• **What is asked**
Output the data word for word, dropping every image.

• **Dataset excerpt**

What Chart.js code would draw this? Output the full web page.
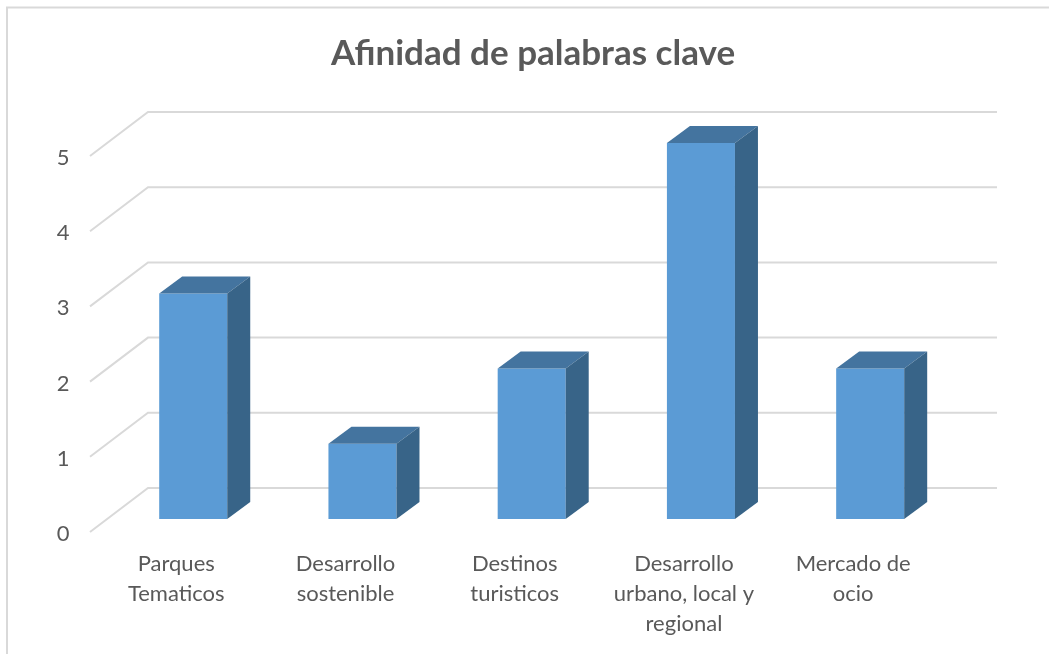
<!DOCTYPE html>
<html lang="es">
<head>
<meta charset="utf-8">
<title>Afinidad de palabras clave</title>
<script src="https://cdn.jsdelivr.net/npm/chart.js@4/dist/chart.umd.min.js"></script>
<style>
  html, body { margin: 0; padding: 0; background: #fff; }
  canvas { display: block; }
</style>
</head>
<body>
<canvas id="afinidad" width="1049" height="654"></canvas>
<script>
const titulo = 'Afinidad de palabras clave';
const categorias = [
    ['Parques', 'Tematicos'],
    ['Desarrollo', 'sostenible'],
    ['Destinos', 'turisticos'],
    ['Desarrollo', 'urbano, local y', 'regional'],
    ['Mercado de', 'ocio']
];
const valores = [3, 1, 2, 5, 2];

const FUENTE = 'Lato, "Open Sans", sans-serif';
const TEXTO = '#595959';
const REJILLA = '#d9d9d9';

// fake 3D: the bar's depth and the back wall, as offsets from the front plane
const prof = { x: 23, y: -17 };
const pared = { izq: 39.4, der: 42.2, arriba: -31, suelo: 13, salida: 58 };

const marco = {
    id: 'marco',
    beforeDraw(chart) {
        const c = chart.ctx;
        c.save();
        c.strokeStyle = REJILLA;
        c.lineWidth = 2;
        c.beginPath();
        c.moveTo(7, 654);
        c.lineTo(7, 7.5);
        c.lineTo(1049, 7.5);
        c.stroke();
        c.restore();
    }
};

const rejilla3d = {
    id: 'rejilla3d',
    beforeDatasetsDraw(chart) {
        const c = chart.ctx;
        const area = chart.chartArea;
        const y = chart.scales.y;
        const xPared = area.left + pared.izq;
        c.save();
        c.strokeStyle = REJILLA;
        c.lineWidth = 2;
        y.ticks.forEach(t => {
            const py = y.getPixelForValue(t.value);
            c.beginPath();
            c.moveTo(xPared - pared.salida, py + pared.suelo);
            c.lineTo(xPared, py + pared.arriba);
            c.lineTo(area.right + pared.der, py + pared.arriba);
            c.stroke();
        });
        c.restore();
    }
};

const barras3d = {
    id: 'barras3d',
    afterDatasetsDraw(chart) {
        const c = chart.ctx;
        c.save();
        chart.getDatasetMeta(0).data.forEach(bar => {
            const izq = bar.x - bar.width / 2;
            const der = bar.x + bar.width / 2;
            c.fillStyle = '#44749f';
            c.beginPath();
            c.moveTo(izq, bar.y);
            c.lineTo(izq + prof.x, bar.y + prof.y);
            c.lineTo(der + prof.x, bar.y + prof.y);
            c.lineTo(der, bar.y);
            c.closePath();
            c.fill();
            c.fillStyle = '#386488';
            c.beginPath();
            c.moveTo(der, bar.y);
            c.lineTo(der + prof.x, bar.y + prof.y);
            c.lineTo(der + prof.x, bar.base + prof.y);
            c.lineTo(der, bar.base);
            c.closePath();
            c.fill();
        });
        c.restore();
    }
};

new Chart(document.getElementById('afinidad'), {
    type: 'bar',
    data: {
        labels: categorias,
        datasets: [{
            data: valores,
            backgroundColor: '#5b9bd5',
            borderWidth: 0,
            barPercentage: 0.402,
            categoryPercentage: 1
        }]
    },
    plugins: [marco, rejilla3d, barras3d],
    options: {
        responsive: false,
        animation: false,
        layout: { padding: { left: 17, right: 0, top: 0, bottom: 0 } },
        plugins: {
            legend: { display: false },
            tooltip: { enabled: false },
            title: {
                display: true,
                text: titulo,
                color: TEXTO,
                font: { family: FUENTE, size: 35, weight: 'bold', lineHeight: 1.2 },
                padding: { top: 33, bottom: 68 }
            }
        },
        scales: {
            x: {
                grid: { display: false },
                border: { display: false },
                afterFit(scale) { scale.height = 135; },
                ticks: {
                    color: TEXTO,
                    font: { family: FUENTE, size: 22, lineHeight: 1.364 },
                    maxRotation: 0,
                    autoSkip: false,
                    padding: 22,
                    labelOffset: -17
                }
            },
            y: {
                min: 0,
                max: 5,
                grid: { display: false, drawTicks: false },
                border: { display: false },
                afterFit(scale) { scale.width = 91.6; },
                ticks: {
                    stepSize: 1,
                    color: TEXTO,
                    font: { family: FUENTE, size: 22 },
                    padding: 39,
                    labelOffset: 15
                }
            },
            derecha: {
                position: 'right',
                grid: { display: false, drawTicks: false },
                border: { display: false },
                ticks: { display: false },
                afterFit(scale) { scale.width = 94.2; }
            }
        }
    }
});
</script>
</body>
</html>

• **Task result**
What Chart.js code would draw this? Output the full web page.
<!DOCTYPE html>
<html lang="es">
<head>
<meta charset="utf-8">
<title>Afinidad de palabras clave</title>
<script src="https://cdn.jsdelivr.net/npm/chart.js@4/dist/chart.umd.min.js"></script>
<style>
  html, body { margin: 0; padding: 0; background: #fff; }
  canvas { display: block; }
</style>
</head>
<body>
<canvas id="afinidad" width="1049" height="654"></canvas>
<script>
const titulo = 'Afinidad de palabras clave';
const categorias = [
    ['Parques', 'Tematicos'],
    ['Desarrollo', 'sostenible'],
    ['Destinos', 'turisticos'],
    ['Desarrollo', 'urbano, local y', 'regional'],
    ['Mercado de', 'ocio']
];
const valores = [3, 1, 2, 5, 2];

const FUENTE = 'Lato, "Open Sans", sans-serif';
const TEXTO = '#595959';
const REJILLA = '#d9d9d9';

// fake 3D: the bar's depth and the back wall, as offsets from the front plane
const prof = { x: 23, y: -17 };
const pared = { izq: 39.4, der: 42.2, arriba: -31, suelo: 13, salida: 58 };

const marco = {
    id: 'marco',
    beforeDraw(chart) {
        const c = chart.ctx;
        c.save();
        c.strokeStyle = REJILLA;
        c.lineWidth = 2;
        c.beginPath();
        c.moveTo(7, 654);
        c.lineTo(7, 7.5);
        c.lineTo(1049, 7.5);
        c.stroke();
        c.restore();
    }
};

const rejilla3d = {
    id: 'rejilla3d',
    beforeDatasetsDraw(chart) {
        const c = chart.ctx;
        const area = chart.chartArea;
        const y = chart.scales.y;
        const xPared = area.left + pared.izq;
        c.save();
        c.strokeStyle = REJILLA;
        c.lineWidth = 2;
        y.ticks.forEach(t => {
            const py = y.getPixelForValue(t.value);
            c.beginPath();
            c.moveTo(xPared - pared.salida, py + pared.suelo);
            c.lineTo(xPared, py + pared.arriba);
            c.lineTo(area.right + pared.der, py + pared.arriba);
            c.stroke();
        });
        c.restore();
    }
};

const barras3d = {
    id: 'barras3d',
    afterDatasetsDraw(chart) {
        const c = chart.ctx;
        c.save();
        chart.getDatasetMeta(0).data.forEach(bar => {
            const izq = bar.x - bar.width / 2;
            const der = bar.x + bar.width / 2;
            c.fillStyle = '#44749f';
            c.beginPath();
            c.moveTo(izq, bar.y);
            c.lineTo(izq + prof.x, bar.y + prof.y);
            c.lineTo(der + prof.x, bar.y + prof.y);
            c.lineTo(der, bar.y);
            c.closePath();
            c.fill();
            c.fillStyle = '#386488';
            c.beginPath();
            c.moveTo(der, bar.y);
            c.lineTo(der + prof.x, bar.y + prof.y);
            c.lineTo(der + prof.x, bar.base + prof.y);
            c.lineTo(der, bar.base);
            c.closePath();
            c.fill();
        });
        c.restore();
    }
};

new Chart(document.getElementById('afinidad'), {
    type: 'bar',
    data: {
        labels: categorias,
        datasets: [{
            data: valores,
            backgroundColor: '#5b9bd5',
            borderWidth: 0,
            barPercentage: 0.402,
            categoryPercentage: 1
        }]
    },
    plugins: [marco, rejilla3d, barras3d],
    options: {
        responsive: false,
        animation: false,
        layout: { padding: { left: 17, right: 0, top: 0, bottom: 0 } },
        plugins: {
            legend: { display: false },
            tooltip: { enabled: false },
            title: {
                display: true,
                text: titulo,
                color: TEXTO,
                font: { family: FUENTE, size: 35, weight: 'bold', lineHeight: 1.2 },
                padding: { top: 33, bottom: 68 }
            }
        },
        scales: {
            x: {
                grid: { display: false },
                border: { display: false },
                afterFit(scale) { scale.height = 135; },
                ticks: {
                    color: TEXTO,
                    font: { family: FUENTE, size: 22, lineHeight: 1.364 },
                    maxRotation: 0,
                    autoSkip: false,
                    padding: 22,
                    labelOffset: -17
                }
            },
            y: {
                min: 0,
                max: 5,
                grid: { display: false, drawTicks: false },
                border: { display: false },
                afterFit(scale) { scale.width = 91.6; },
                ticks: {
                    stepSize: 1,
                    color: TEXTO,
                    font: { family: FUENTE, size: 22 },
                    padding: 39,
                    labelOffset: 15
                }
            },
            derecha: {
                position: 'right',
                grid: { display: false, drawTicks: false },
                border: { display: false },
                ticks: { display: false },
                afterFit(scale) { scale.width = 94.2; }
            }
        }
    }
});
</script>
</body>
</html>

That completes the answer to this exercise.